Below are entries to be transcribed exactly; exclude the pictures from the copy.

**RECORDS TO PROCESS**
----------

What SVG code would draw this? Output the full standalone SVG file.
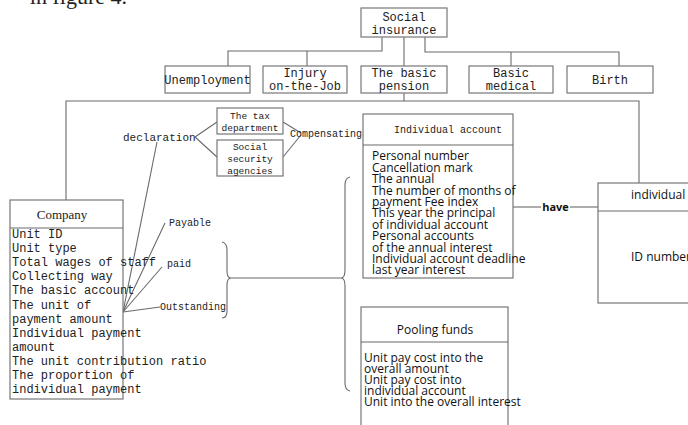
<svg xmlns="http://www.w3.org/2000/svg" width="688" height="425" viewBox="0 0 688 425">
<style>
.bx{fill:#fff;stroke:#777;stroke-width:1.2}
.ln{fill:none;stroke:#6a6a6a;stroke-width:1.1}
.m{font-family:"Liberation Mono","DejaVu Sans Mono",monospace;fill:#222}
.s{font-family:"Open Sans","Liberation Sans",sans-serif;fill:#111}
.sf{font-family:"Liberation Serif",serif;fill:#222}
</style>
<rect width="688" height="425" fill="#fff"/>
<text class="sf" x="127" y="4" font-size="22" text-anchor="end">in figure 4.</text>

<g id="connectors">
  <polyline class="ln" points="382,37 382,51 228,51 228,66"/>
  <line class="ln" x1="307" y1="51" x2="307" y2="66"/>
  <line class="ln" x1="404" y1="37" x2="404" y2="66"/>
  <polyline class="ln" points="425,37 425,52 619,52 619,66"/>
  <line class="ln" x1="511" y1="52" x2="511" y2="66"/>
  <line class="ln" x1="404" y1="93" x2="404" y2="101"/>
  <polyline class="ln" points="66,200 66,101 639,101 639,183"/>
  <line class="ln" x1="195" y1="137" x2="217" y2="122"/>
  <line class="ln" x1="195" y1="137" x2="217" y2="157"/>
  <line class="ln" x1="283" y1="122" x2="301" y2="133"/>
  <line class="ln" x1="283" y1="157" x2="301" y2="135"/>
  <line class="ln" x1="123" y1="312" x2="157" y2="142"/>
  <line class="ln" x1="123" y1="312" x2="165" y2="223"/>
  <line class="ln" x1="123" y1="312" x2="162" y2="267"/>
  <line class="ln" x1="123" y1="312" x2="160" y2="307"/>
  <path class="ln" d="M222,242 Q227,243 227,250 L227,271 Q227,278 231,278 Q227,278 227,285 L227,311 Q227,318 222,318"/>
  <line class="ln" x1="231" y1="278" x2="341" y2="278"/>
  <path class="ln" d="M350,177 Q345,178 345,185 L345,270 Q345,278 341,278 Q345,278 345,286 L345,383 Q345,390 350,391"/>
  <line class="ln" x1="513" y1="207" x2="541" y2="207"/>
  <line class="ln" x1="570" y1="207" x2="598" y2="207"/>
  <text class="s" x="555.5" y="211" font-size="11" font-weight="bold" text-anchor="middle" fill="#333">have</text>
  <text class="m" x="123" y="141" font-size="11">declaration</text>
  <text class="m" x="290" y="137" font-size="10">Compensating</text>
  <text class="m" x="169" y="226" font-size="10">Payable</text>
  <text class="m" x="167" y="267" font-size="10">paid</text>
  <text class="m" x="160" y="310" font-size="10">Outstanding</text>
</g>

<g id="social-insurance">
  <rect class="bx" x="361" y="8" width="86" height="29"/>
  <text class="m" x="404" y="21" font-size="12" text-anchor="middle">Social</text>
  <text class="m" x="404" y="34" font-size="12" text-anchor="middle">insurance</text>
</g>
<g id="unemployment">
  <rect class="bx" x="165" y="66" width="85" height="27"/>
  <text class="m" x="207.5" y="84" font-size="12" text-anchor="middle">Unemployment</text>
</g>
<g id="injury">
  <rect class="bx" x="263" y="66" width="84" height="27"/>
  <text class="m" x="305" y="77" font-size="12" text-anchor="middle">Injury</text>
  <text class="m" x="305" y="90" font-size="12" text-anchor="middle">on-the-Job</text>
</g>
<g id="basic-pension">
  <rect class="bx" x="361" y="66" width="86" height="27"/>
  <text class="m" x="404" y="77" font-size="12" text-anchor="middle">The basic</text>
  <text class="m" x="404" y="90" font-size="12" text-anchor="middle">pension</text>
</g>
<g id="basic-medical">
  <rect class="bx" x="469" y="66" width="84" height="27"/>
  <text class="m" x="511" y="77" font-size="12" text-anchor="middle">Basic</text>
  <text class="m" x="511" y="90" font-size="12" text-anchor="middle">medical</text>
</g>
<g id="birth">
  <rect class="bx" x="567" y="66" width="86" height="27"/>
  <text class="m" x="610" y="84" font-size="12" text-anchor="middle">Birth</text>
</g>

<g id="tax-department">
  <rect class="bx" x="217" y="108" width="66" height="26"/>
  <text class="m" x="250" y="119" font-size="9.5" text-anchor="middle">The tax</text>
  <text class="m" x="250" y="131" font-size="9.5" text-anchor="middle">department</text>
</g>
<g id="social-security">
  <rect class="bx" x="217" y="140" width="66" height="36"/>
  <text class="m" x="250" y="150" font-size="9.5" text-anchor="middle">Social</text>
  <text class="m" x="250" y="162" font-size="9.5" text-anchor="middle">security</text>
  <text class="m" x="250" y="174" font-size="9.5" text-anchor="middle">agencies</text>
</g>

<g id="company">
  <rect class="bx" x="10" y="200" width="113" height="199"/>
  <line class="ln" x1="10" y1="228" x2="123" y2="228"/>
  <text class="sf" x="62" y="219" font-size="13" text-anchor="middle">Company</text>
  <g class="m" font-size="12">
    <text x="12" y="238">Unit ID</text>
    <text x="12" y="252">Unit type</text>
    <text x="12" y="266">Total wages of staff</text>
    <text x="12" y="280">Collecting way</text>
    <text x="12" y="294">The basic account</text>
    <text x="12" y="309">The unit of</text>
    <text x="12" y="323">payment amount</text>
    <text x="12" y="337">Individual payment</text>
    <text x="12" y="351">amount</text>
    <text x="12" y="365">The unit contribution ratio</text>
    <text x="12" y="379">The proportion of</text>
    <text x="12" y="393">individual payment</text>
  </g>
</g>

<g id="individual-account">
  <rect class="bx" x="363" y="114" width="150" height="164"/>
  <line class="ln" x1="363" y1="145" x2="513" y2="145"/>
  <text class="m" x="448" y="133" font-size="10" text-anchor="middle">Individual account</text>
  <g class="s" font-size="12">
    <text x="372" y="160">Personal number</text>
    <text x="372" y="172">Cancellation mark</text>
    <text x="372" y="183">The annual</text>
    <text x="372" y="195">The number of months of</text>
    <text x="372" y="206">payment Fee index</text>
    <text x="372" y="217">This year the principal</text>
    <text x="372" y="229">of individual account</text>
    <text x="372" y="240">Personal accounts</text>
    <text x="372" y="252">of the annual interest</text>
    <text x="372" y="263">Individual account deadline</text>
    <text x="372" y="274">last year interest</text>
  </g>
</g>

<g id="individual">
  <rect class="bx" x="598" y="183" width="110" height="120"/>
  <line class="ln" x1="598" y1="211" x2="688" y2="211"/>
  <text class="s" x="631" y="199" font-size="12">individual</text>
  <text class="s" x="631" y="261" font-size="12">ID number</text>
</g>

<g id="pooling-funds">
  <rect class="bx" x="361" y="307" width="147" height="130"/>
  <line class="ln" x1="361" y1="342" x2="508" y2="342"/>
  <text class="s" x="435" y="334" font-size="12" text-anchor="middle">Pooling funds</text>
  <g class="s" font-size="12">
    <text x="364" y="362">Unit pay cost into the</text>
    <text x="364" y="373">overall amount</text>
    <text x="364" y="384">Unit pay cost into</text>
    <text x="364" y="395">individual account</text>
    <text x="364" y="406">Unit into the overall interest</text>
  </g>
</g>
</svg>
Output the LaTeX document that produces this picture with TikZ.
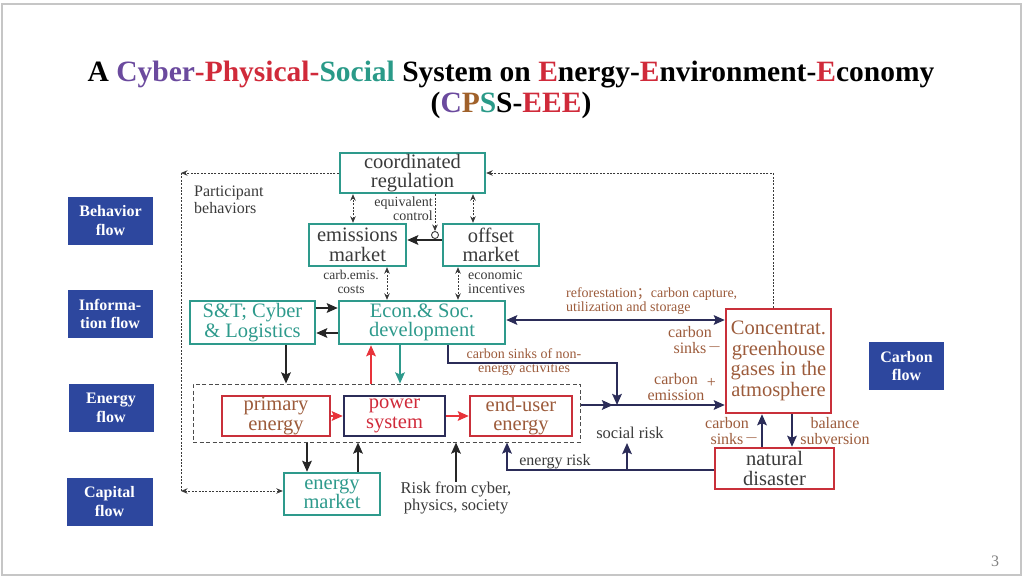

----------

**OUTPUT**
What SVG code would draw this? Output the full standalone SVG file.
<svg xmlns="http://www.w3.org/2000/svg" width="688" height="425" viewBox="0 0 688 425">
<style>
.bx{fill:#fff;stroke:#777;stroke-width:1.2}
.ln{fill:none;stroke:#6a6a6a;stroke-width:1.1}
.m{font-family:"Liberation Mono","DejaVu Sans Mono",monospace;fill:#222}
.s{font-family:"Open Sans","Liberation Sans",sans-serif;fill:#111}
.sf{font-family:"Liberation Serif",serif;fill:#222}
</style>
<rect width="688" height="425" fill="#fff"/>
<text class="sf" x="127" y="4" font-size="22" text-anchor="end">in figure 4.</text>

<g id="connectors">
  <polyline class="ln" points="382,37 382,51 228,51 228,66"/>
  <line class="ln" x1="307" y1="51" x2="307" y2="66"/>
  <line class="ln" x1="404" y1="37" x2="404" y2="66"/>
  <polyline class="ln" points="425,37 425,52 619,52 619,66"/>
  <line class="ln" x1="511" y1="52" x2="511" y2="66"/>
  <line class="ln" x1="404" y1="93" x2="404" y2="101"/>
  <polyline class="ln" points="66,200 66,101 639,101 639,183"/>
  <line class="ln" x1="195" y1="137" x2="217" y2="122"/>
  <line class="ln" x1="195" y1="137" x2="217" y2="157"/>
  <line class="ln" x1="283" y1="122" x2="301" y2="133"/>
  <line class="ln" x1="283" y1="157" x2="301" y2="135"/>
  <line class="ln" x1="123" y1="312" x2="157" y2="142"/>
  <line class="ln" x1="123" y1="312" x2="165" y2="223"/>
  <line class="ln" x1="123" y1="312" x2="162" y2="267"/>
  <line class="ln" x1="123" y1="312" x2="160" y2="307"/>
  <path class="ln" d="M222,242 Q227,243 227,250 L227,271 Q227,278 231,278 Q227,278 227,285 L227,311 Q227,318 222,318"/>
  <line class="ln" x1="231" y1="278" x2="341" y2="278"/>
  <path class="ln" d="M350,177 Q345,178 345,185 L345,270 Q345,278 341,278 Q345,278 345,286 L345,383 Q345,390 350,391"/>
  <line class="ln" x1="513" y1="207" x2="541" y2="207"/>
  <line class="ln" x1="570" y1="207" x2="598" y2="207"/>
  <text class="s" x="555.5" y="211" font-size="11" font-weight="bold" text-anchor="middle" fill="#333">have</text>
  <text class="m" x="123" y="141" font-size="11">declaration</text>
  <text class="m" x="290" y="137" font-size="10">Compensating</text>
  <text class="m" x="169" y="226" font-size="10">Payable</text>
  <text class="m" x="167" y="267" font-size="10">paid</text>
  <text class="m" x="160" y="310" font-size="10">Outstanding</text>
</g>

<g id="social-insurance">
  <rect class="bx" x="361" y="8" width="86" height="29"/>
  <text class="m" x="404" y="21" font-size="12" text-anchor="middle">Social</text>
  <text class="m" x="404" y="34" font-size="12" text-anchor="middle">insurance</text>
</g>
<g id="unemployment">
  <rect class="bx" x="165" y="66" width="85" height="27"/>
  <text class="m" x="207.5" y="84" font-size="12" text-anchor="middle">Unemployment</text>
</g>
<g id="injury">
  <rect class="bx" x="263" y="66" width="84" height="27"/>
  <text class="m" x="305" y="77" font-size="12" text-anchor="middle">Injury</text>
  <text class="m" x="305" y="90" font-size="12" text-anchor="middle">on-the-Job</text>
</g>
<g id="basic-pension">
  <rect class="bx" x="361" y="66" width="86" height="27"/>
  <text class="m" x="404" y="77" font-size="12" text-anchor="middle">The basic</text>
  <text class="m" x="404" y="90" font-size="12" text-anchor="middle">pension</text>
</g>
<g id="basic-medical">
  <rect class="bx" x="469" y="66" width="84" height="27"/>
  <text class="m" x="511" y="77" font-size="12" text-anchor="middle">Basic</text>
  <text class="m" x="511" y="90" font-size="12" text-anchor="middle">medical</text>
</g>
<g id="birth">
  <rect class="bx" x="567" y="66" width="86" height="27"/>
  <text class="m" x="610" y="84" font-size="12" text-anchor="middle">Birth</text>
</g>

<g id="tax-department">
  <rect class="bx" x="217" y="108" width="66" height="26"/>
  <text class="m" x="250" y="119" font-size="9.5" text-anchor="middle">The tax</text>
  <text class="m" x="250" y="131" font-size="9.5" text-anchor="middle">department</text>
</g>
<g id="social-security">
  <rect class="bx" x="217" y="140" width="66" height="36"/>
  <text class="m" x="250" y="150" font-size="9.5" text-anchor="middle">Social</text>
  <text class="m" x="250" y="162" font-size="9.5" text-anchor="middle">security</text>
  <text class="m" x="250" y="174" font-size="9.5" text-anchor="middle">agencies</text>
</g>

<g id="company">
  <rect class="bx" x="10" y="200" width="113" height="199"/>
  <line class="ln" x1="10" y1="228" x2="123" y2="228"/>
  <text class="sf" x="62" y="219" font-size="13" text-anchor="middle">Company</text>
  <g class="m" font-size="12">
    <text x="12" y="238">Unit ID</text>
    <text x="12" y="252">Unit type</text>
    <text x="12" y="266">Total wages of staff</text>
    <text x="12" y="280">Collecting way</text>
    <text x="12" y="294">The basic account</text>
    <text x="12" y="309">The unit of</text>
    <text x="12" y="323">payment amount</text>
    <text x="12" y="337">Individual payment</text>
    <text x="12" y="351">amount</text>
    <text x="12" y="365">The unit contribution ratio</text>
    <text x="12" y="379">The proportion of</text>
    <text x="12" y="393">individual payment</text>
  </g>
</g>

<g id="individual-account">
  <rect class="bx" x="363" y="114" width="150" height="164"/>
  <line class="ln" x1="363" y1="145" x2="513" y2="145"/>
  <text class="m" x="448" y="133" font-size="10" text-anchor="middle">Individual account</text>
  <g class="s" font-size="12">
    <text x="372" y="160">Personal number</text>
    <text x="372" y="172">Cancellation mark</text>
    <text x="372" y="183">The annual</text>
    <text x="372" y="195">The number of months of</text>
    <text x="372" y="206">payment Fee index</text>
    <text x="372" y="217">This year the principal</text>
    <text x="372" y="229">of individual account</text>
    <text x="372" y="240">Personal accounts</text>
    <text x="372" y="252">of the annual interest</text>
    <text x="372" y="263">Individual account deadline</text>
    <text x="372" y="274">last year interest</text>
  </g>
</g>

<g id="individual">
  <rect class="bx" x="598" y="183" width="110" height="120"/>
  <line class="ln" x1="598" y1="211" x2="688" y2="211"/>
  <text class="s" x="631" y="199" font-size="12">individual</text>
  <text class="s" x="631" y="261" font-size="12">ID number</text>
</g>

<g id="pooling-funds">
  <rect class="bx" x="361" y="307" width="147" height="130"/>
  <line class="ln" x1="361" y1="342" x2="508" y2="342"/>
  <text class="s" x="435" y="334" font-size="12" text-anchor="middle">Pooling funds</text>
  <g class="s" font-size="12">
    <text x="364" y="362">Unit pay cost into the</text>
    <text x="364" y="373">overall amount</text>
    <text x="364" y="384">Unit pay cost into</text>
    <text x="364" y="395">individual account</text>
    <text x="364" y="406">Unit into the overall interest</text>
  </g>
</g>
</svg>
Output the LaTeX document that produces this picture with TikZ.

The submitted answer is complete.